Wednesday, July 14, 2004

The Politics of Love

WaPo:

Gay Marriage Ban Headed for Senate Defeat

A proposed constitutional amendment to ban same-sex marriage was headed for defeat in the Senate today, doomed by nearly solid Democratic opposition, sharp divisions within Republican ranks and a lack of consensus among voters over how best to deal with the issue.

Even with the strong backing of President Bush, the measure could have trouble attracting a simple majority of the Senate, GOP leaders acknowledge, let alone the two-thirds 'super majority' needed to adopt a constitutional amendment. Yet GOP strategists hope the issue will help them in selected regions, and with crucial conservative voters, this fall.

This is good news. I'm sure most of the left end of the blogosphere will be blabbing about just how good and what it means, which is valid and needed. But I want to discuss this from a different standpint: that of a married man.

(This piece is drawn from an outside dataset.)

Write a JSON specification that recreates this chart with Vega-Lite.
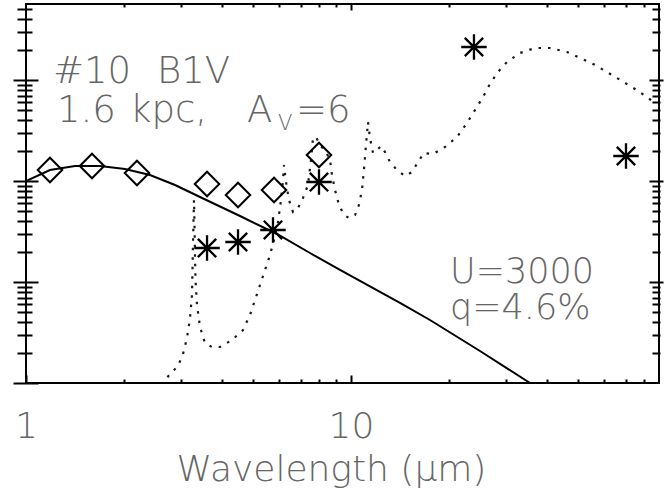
{
  "$schema": "https://vega.github.io/schema/vega-lite/v6.json",
  "width": 633,
  "height": 379,
  "autosize": "none",
  "padding": {"left": 26, "top": 4, "right": 7, "bottom": 117},
  "background": "white",
  "config": {
    "view": {"stroke": "black", "strokeWidth": 2},
    "axis": {"domain": false, "grid": false, "tickColor": "black", "tickWidth": 2, "labels": false},
    "text": {"font": "DejaVu Sans", "fontWeight": 200, "color": "#666", "align": "left", "baseline": "alphabetic"}
  },
  "datasets": {
    "model": [
      {"lam": 2.621, "flux": 0.7606}, {"lam": 2.677, "flux": 1.071}, {"lam": 2.813, "flux": 1.285}, {"lam": 2.936, "flux": 1.473},
      {"lam": 3.041, "flux": 1.937}, {"lam": 3.129, "flux": 2.790}, {"lam": 3.196, "flux": 4.401}, {"lam": 3.242, "flux": 7.435},
      {"lam": 3.253, "flux": 13.15}, {"lam": 3.264, "flux": 23.25}, {"lam": 3.276, "flux": 39.27}, {"lam": 3.288, "flux": 64.84},
      {"lam": 3.300, "flux": 36.68}, {"lam": 3.311, "flux": 18.51}, {"lam": 3.323, "flux": 10.47}, {"lam": 3.359, "flux": 5.920},
      {"lam": 3.431, "flux": 3.585}, {"lam": 3.555, "flux": 2.489}, {"lam": 3.735, "flux": 2.272}, {"lam": 3.953, "flux": 2.272},
      {"lam": 4.303, "flux": 2.665}, {"lam": 4.653, "flux": 3.348}, {"lam": 4.889, "flux": 4.713}, {"lam": 5.066, "flux": 6.634},
      {"lam": 5.248, "flux": 9.339}, {"lam": 5.437, "flux": 13.15}, {"lam": 5.634, "flux": 18.51}, {"lam": 5.796, "flux": 26.05},
      {"lam": 5.962, "flux": 39.27}, {"lam": 6.090, "flux": 64.84}, {"lam": 6.177, "flux": 102.3}, {"lam": 6.220, "flux": 144.0},
      {"lam": 6.310, "flux": 97.75}, {"lam": 6.445, "flux": 64.84}, {"lam": 6.630, "flux": 49.33}, {"lam": 6.869, "flux": 54.04},
      {"lam": 7.117, "flux": 67.87}, {"lam": 7.374, "flux": 91.29}, {"lam": 7.532, "flux": 161.4}, {"lam": 7.640, "flux": 266.5},
      {"lam": 7.804, "flux": 272.7}, {"lam": 8.028, "flux": 227.2}, {"lam": 8.377, "flux": 193.7}, {"lam": 8.618, "flux": 161.4},
      {"lam": 8.740, "flux": 114.7}, {"lam": 8.929, "flux": 81.45}, {"lam": 9.185, "flux": 57.86}, {"lam": 9.517, "flux": 46.07},
      {"lam": 9.858, "flux": 43.02}, {"lam": 10.29, "flux": 46.07}, {"lam": 10.58, "flux": 57.86}, {"lam": 10.81, "flux": 81.45},
      {"lam": 10.96, "flux": 128.5}, {"lam": 11.12, "flux": 227.2}, {"lam": 11.28, "flux": 383.9}, {"lam": 11.44, "flux": 266.5},
      {"lam": 11.69, "flux": 189.3}, {"lam": 12.02, "flux": 202.7}, {"lam": 12.37, "flux": 222.1}, {"lam": 12.72, "flux": 193.7},
      {"lam": 13.18, "flux": 154.2}, {"lam": 13.85, "flux": 128.5}, {"lam": 14.66, "flux": 112.1}, {"lam": 15.41, "flux": 122.8},
      {"lam": 16.08, "flux": 154.2}, {"lam": 16.77, "flux": 189.3}, {"lam": 17.88, "flux": 185.1}, {"lam": 19.46, "flux": 217.1},
      {"lam": 21.19, "flux": 272.7}, {"lam": 22.75, "flux": 375.2}, {"lam": 24.07, "flux": 504.7}, {"lam": 25.48, "flux": 678.7},
      {"lam": 26.77, "flux": 912.9}, {"lam": 28.33, "flux": 1200}, {"lam": 30.20, "flux": 1507}, {"lam": 33.11, "flux": 1851},
      {"lam": 36.83, "flux": 2074}, {"lam": 40.95, "flux": 2074}, {"lam": 46.20, "flux": 1893}, {"lam": 50.65, "flux": 1651},
      {"lam": 56.34, "flux": 1408}, {"lam": 61.33, "flux": 1200}, {"lam": 68.20, "flux": 977.5}, {"lam": 74.78, "flux": 814.5},
      {"lam": 81.43, "flux": 678.7}, {"lam": 84.37, "flux": 619.6}
    ],
    "photosphere": [
      {"lam": 1.000, "flux": 100.0}, {"lam": 1.185, "flux": 128.5}, {"lam": 1.415, "flux": 140.8}, {"lam": 1.689, "flux": 140.8},
      {"lam": 2.017, "flux": 131.5}, {"lam": 2.407, "flux": 114.7}, {"lam": 2.874, "flux": 91.29}, {"lam": 3.431, "flux": 69.44},
      {"lam": 4.555, "flux": 45.03}, {"lam": 5.920, "flux": 29.87}, {"lam": 7.478, "flux": 19.37}, {"lam": 9.251, "flux": 13.15},
      {"lam": 14.15, "flux": 6.196}, {"lam": 17.50, "flux": 4.205}, {"lam": 24.94, "flux": 2.074}, {"lam": 35.55, "flux": 1.0},
      {"lam": 44.0, "flux": 0.65}
    ],
    "dereddened": [
      {"lam": 1.185, "flux": 128.5}, {"lam": 1.596, "flux": 140.8}, {"lam": 2.195, "flux": 120.0}, {"lam": 3.606, "flux": 93.4},
      {"lam": 4.491, "flux": 72.7}, {"lam": 5.796, "flux": 81.45}, {"lam": 7.971, "flux": 180.9}
    ],
    "observed": [
      {"lam": 3.606, "flux": 21.71}, {"lam": 4.491, "flux": 24.89}, {"lam": 5.754, "flux": 32.73}, {"lam": 7.971, "flux": 97.7},
      {"lam": 23.90, "flux": 2122}, {"lam": 70.17, "flux": 176.8}
    ]
  },
  "layer": [
    {
      "data": {"name": "model"},
      "mark": {"type": "line", "stroke": "#1a1a1a", "strokeWidth": 2.2, "strokeDash": [2.5, 7], "clip": true},
      "encoding": {
        "x": {"field": "lam", "type": "quantitative", "scale": {"type": "log", "domain": [1, 88.66], "nice": false},
          "axis": {"orient": "bottom", "values": [2,3,4,5,6,7,8,9,20,30,40,50,60,70,80], "offset": -4, "tickSize": 4, "labels": false, "title": null}},
        "y": {"field": "flux", "type": "quantitative", "scale": {"type": "log", "domain": [1, 5655], "nice": false},
          "axis": {"orient": "left", "values": [2,3,4,5,6,7,8,9,20,30,40,50,60,70,80,90,200,300,400,500,600,700,800,900,2000,3000,4000,5000], "offset": -6, "tickSize": 15, "labels": false, "title": null}}
      }
    },
    {
      "data": {"name": "photosphere"},
      "mark": {"type": "line", "color": "black", "strokeWidth": 2, "clip": true},
      "encoding": {
        "x": {"field": "lam", "type": "quantitative", "scale": {"type": "log", "domain": [1, 88.66], "nice": false},
          "axis": {"orient": "bottom", "values": [1, 10], "offset": -8, "tickSize": 8, "labels": true, "format": "~g",
            "labelFont": "DejaVu Sans", "labelFontWeight": 200, "labelFontSize": 36, "labelColor": "#666",
            "labelPadding": 26, "labelFlush": false, "labelOverlap": false,
            "title": "Wavelength (μm)", "titleFont": "DejaVu Sans", "titleFontWeight": 200, "titleFontSize": 36, "titleColor": "#666",
            "titleX": 305, "titleY": 105, "titleAlign": "center", "titleBaseline": "alphabetic"}},
        "y": {"field": "flux", "type": "quantitative", "scale": {"type": "log", "domain": [1, 5655], "nice": false},
          "axis": {"orient": "left", "values": [1, 10, 100, 1000], "offset": -12, "tickSize": 25, "labels": false, "title": null}}
      }
    },
    {
      "data": {"name": "dereddened"},
      "mark": {"type": "point", "shape": "diamond", "filled": false, "stroke": "black", "strokeWidth": 2, "size": 600, "opacity": 1},
      "encoding": {
        "x": {"field": "lam", "type": "quantitative", "scale": {"type": "log", "domain": [1, 88.66], "nice": false},
          "axis": {"orient": "top", "values": [2,3,4,5,6,7,8,9,20,30,40,50,60,70,80], "offset": -3, "tickSize": 3, "labels": false, "title": null}},
        "y": {"field": "flux", "type": "quantitative", "scale": {"type": "log", "domain": [1, 5655], "nice": false},
          "axis": {"orient": "right", "values": [2,3,4,5,6,7,8,9,20,30,40,50,60,70,80,90,200,300,400,500,600,700,800,900,2000,3000,4000,5000], "offset": -7, "tickSize": 8, "labels": false, "title": null}}
      }
    },
    {
      "data": {"name": "observed"},
      "mark": {"type": "point", "shape": "M-1,0L1,0M0,-1L0,1M-0.72,-0.72L0.72,0.72M-0.72,0.72L0.72,-0.72", "filled": false, "stroke": "black", "strokeWidth": 2.3, "size": 650, "opacity": 1},
      "encoding": {
        "x": {"field": "lam", "type": "quantitative", "scale": {"type": "log", "domain": [1, 88.66], "nice": false},
          "axis": {"orient": "top", "values": [10], "offset": -6, "tickSize": 6, "labels": false, "title": null}},
        "y": {"field": "flux", "type": "quantitative", "scale": {"type": "log", "domain": [1, 5655], "nice": false},
          "axis": {"orient": "right", "values": [10, 100, 1000], "offset": -10, "tickSize": 14, "labels": false, "title": null}}
      }
    },
    {
      "data": {"values": [{}]},
      "mark": {"type": "text", "text": "#10", "fontSize": 37},
      "encoding": {
        "x": {"datum": 1.211, "type": "quantitative", "scale": {"type": "log", "domain": [1, 88.66], "nice": false}, "axis": null},
        "y": {"datum": 933.9, "type": "quantitative", "scale": {"type": "log", "domain": [1, 5655], "nice": false}, "axis": null}
      }
    },
    {
      "data": {"values": [{}]},
      "mark": {"type": "text", "text": "B1V", "fontSize": 37},
      "encoding": {
        "x": {"datum": 2.53, "type": "quantitative", "scale": {"type": "log", "domain": [1, 88.66], "nice": false}, "axis": null},
        "y": {"datum": 933.9, "type": "quantitative", "scale": {"type": "log", "domain": [1, 5655], "nice": false}, "axis": null}
      }
    },
    {
      "data": {"values": [{}]},
      "mark": {"type": "text", "text": "1.6", "fontSize": 37},
      "encoding": {
        "x": {"datum": 1.2457, "type": "quantitative", "scale": {"type": "log", "domain": [1, 88.66], "nice": false}, "axis": null},
        "y": {"datum": 383.9, "type": "quantitative", "scale": {"type": "log", "domain": [1, 5655], "nice": false}, "axis": null}
      }
    },
    {
      "data": {"values": [{}]},
      "mark": {"type": "text", "text": "kpc,", "fontSize": 37},
      "encoding": {
        "x": {"datum": 2.089, "type": "quantitative", "scale": {"type": "log", "domain": [1, 88.66], "nice": false}, "axis": null},
        "y": {"datum": 383.9, "type": "quantitative", "scale": {"type": "log", "domain": [1, 5655], "nice": false}, "axis": null}
      }
    },
    {
      "data": {"values": [{}]},
      "mark": {"type": "text", "text": "A", "fontSize": 37},
      "encoding": {
        "x": {"datum": 4.786, "type": "quantitative", "scale": {"type": "log", "domain": [1, 88.66], "nice": false}, "axis": null},
        "y": {"datum": 383.9, "type": "quantitative", "scale": {"type": "log", "domain": [1, 5655], "nice": false}, "axis": null}
      }
    },
    {
      "data": {"values": [{}]},
      "mark": {"type": "text", "text": "V", "fontSize": 21},
      "encoding": {
        "x": {"datum": 5.963, "type": "quantitative", "scale": {"type": "log", "domain": [1, 88.66], "nice": false}, "axis": null},
        "y": {"datum": 319.9, "type": "quantitative", "scale": {"type": "log", "domain": [1, 5655], "nice": false}, "axis": null}
      }
    },
    {
      "data": {"values": [{}]},
      "mark": {"type": "text", "text": "=6", "fontSize": 37},
      "encoding": {
        "x": {"datum": 6.773, "type": "quantitative", "scale": {"type": "log", "domain": [1, 88.66], "nice": false}, "axis": null},
        "y": {"datum": 383.9, "type": "quantitative", "scale": {"type": "log", "domain": [1, 5655], "nice": false}, "axis": null}
      }
    },
    {
      "data": {"values": [{}]},
      "mark": {"type": "text", "text": ["U=3000", "q=4.6%"], "fontSize": 35, "lineHeight": 36},
      "encoding": {
        "x": {"datum": 20.17, "type": "quantitative", "scale": {"type": "log", "domain": [1, 88.66], "nice": false}, "axis": null},
        "y": {"datum": 9.772, "type": "quantitative", "scale": {"type": "log", "domain": [1, 5655], "nice": false}, "axis": null}
      }
    }
  ],
  "resolve": {"axis": {"x": "independent", "y": "independent"}}
}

The thing is, I love my wife but don't like marriage all that much. I don't expect many people to fully understand this, so I'll try and explain as best as I can.

My wife, Elvira, is a lovely woman. I adore her. At the end of October, we will celebrate our fourth wedding anniversary, though in my mind, we've been together since our first date, more than five years ago. The fact that we're together is what is special, not that we underwent some goofy ceremony. Frankly, I could have cared less if we ever did the little dance or not. I was then and am still today perfectly willing to spend the rest of my life with Elvira. It didn't take some dude in a funky hat waving his magic wand over us to make it so. And really, two people standing in front of their friends and family, making ludicrous promises they can't hope to live up to is silly and to use this farcical ceremony as the standard criteria on which we base our civilization is absurd (How absurd? remember the scene in Monty Python and the Holy Grail in which the peasant is browbeating King Arthur for basing his claim to the thrown on the fact that some moist tart lobbed a scimitar at him. that's how absurd).

To hear them talk, you'd think the fate of Western Civilization hinges solely on what happens in our bedroom. That's quite a lot of pressure to preform, none of it warranted and certainly, none of it asked for.

My marriage is a verbal agreement between me and my wife. That we signed on the dotted line of some piece of paper is a mere technicality. Something we did to get the IRS off our backs. As Jonathan Richman says:

the tax form comes
fill out 'married'
a technicality
but I'm tellin you
that I'm not married
I'm not single
I'm still me

I say 'wife'
because it stops all talk right away
about the way we be
but 'wife' sounds like you're mortgaged
'wife' sounds like laundry

Words like Wife, Husband and Marriage don't mean a damn thing. All that matters is how people behave, not what you call them. So if two Queens in San Francisco or the nice "sisters" down the street want to spend the rest of their lives together and do so openly, honestly and in full sight of their family and friends, all that matters is that they do so with respect and love. But what really disgusts me is that the GOP is trying to politicize my relationship and use married people like me and my wife as tools to discriminate against a portion of the population, to keep them as second class citizens based on nothing more than superstition and farcical ceremonies.